Relationships turning bad

how to compromise in a relationship
Relationships can quickly turn bad if a compromise is not reached during occasions where there is disagreement. A happy place can quickly be turned into a place of unhappiness and disharmony.

It can also make one side of the relationship feel undermined and sometimes alone. The purpose of a relationship, however, is to do the opposite of this and protect us from feeling alone and creating a place of comfort, content, and happiness.

The only solution to this, of course, is the complete understanding of your partner’s differing opinions and learning to appreciate and accommodate their desires, all the while still staying true to your beliefs, desires, and opinions. Sometimes you are wrong. Sometimes your partner is wrong. Sometimes neither of you are wrong, and this can cause conflict, however, learning to compromise is the solution.

The key to successfully resolving conflicts is problem-solving and a mutual understanding. To solve problems amicably, you need to consider both sides of the argument and find a fair middle ground. By doing this you aren’t making your partner feel bad or prove them wrong. Rather, you are attempting to find a solution. In any argument, both people have an equal right to want the resolution to work out in their favor, and problem-solving requires acknowledgment of this, to create a reciprocally acceptable response.

Here are 3 ways to compromise that will help with your relationships.

Find a way to either split the difference or meet in the middle.

An example of meeting in the middle or splitting the difference is how warm or cold you like the temperature in your home. If one likes it hot and one likes it cold, you compromise to find the middle ground you can both adapt to.

I will do that for you if you do this for me.

It’s inevitable that you will find something that irritates you about your partner and vice-versa, so a compromise can help the relationship by finding the happy medium. Simple things like looking up from a phone during conversations can be annoying, to say the least, however even if you’re not guilty of that, your partner might find it annoying that you pace constantly when you talk on the phone. Although these things are not huge problems, they can be frustrating. A way to compromise in this situation is to come to an agreement that if one partner pays more attention during conversations by putting the phone down, the other will stop pacing while talking on the phone. You do this for me, and I will do this for you.

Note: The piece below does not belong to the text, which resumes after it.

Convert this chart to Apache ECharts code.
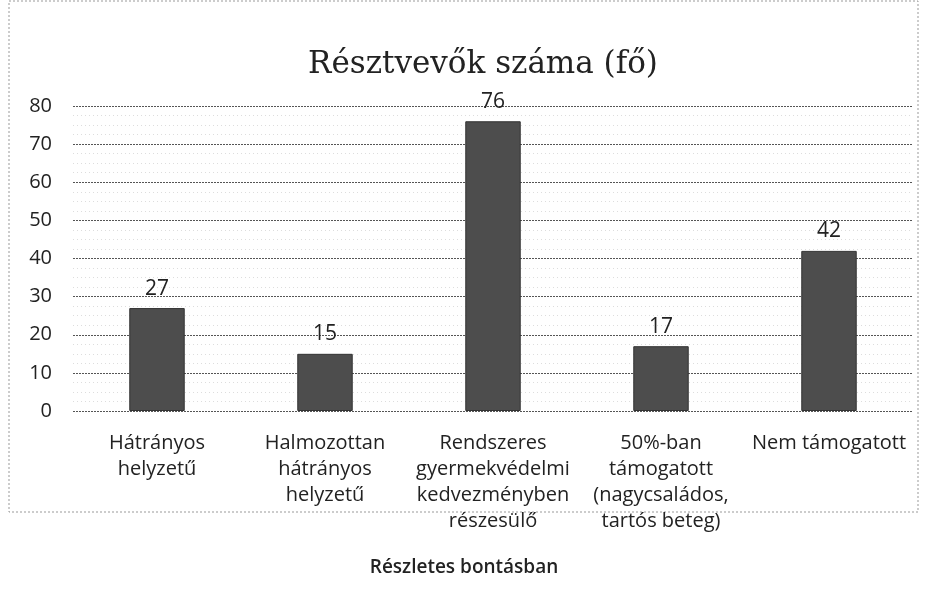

Do it my way this time, and your way next time

This is a “taking turns” compromise. Just as when as children, parents tried to stop one sibling from arguing with the next about whose turn it was to play with a toy, taking turns is a compromise that should carry on into every relationship. Just because you think your way is better, doesn’t mean it is the easiest or only way to do things. Compromising might find a better way for you to do things.

In the end, compromise one essential key to happiness. If you can’t, or won’t compromise, or your partner can’t, or won’t compromise, maybe some extra work needs to go into yourselves as well as the relationship.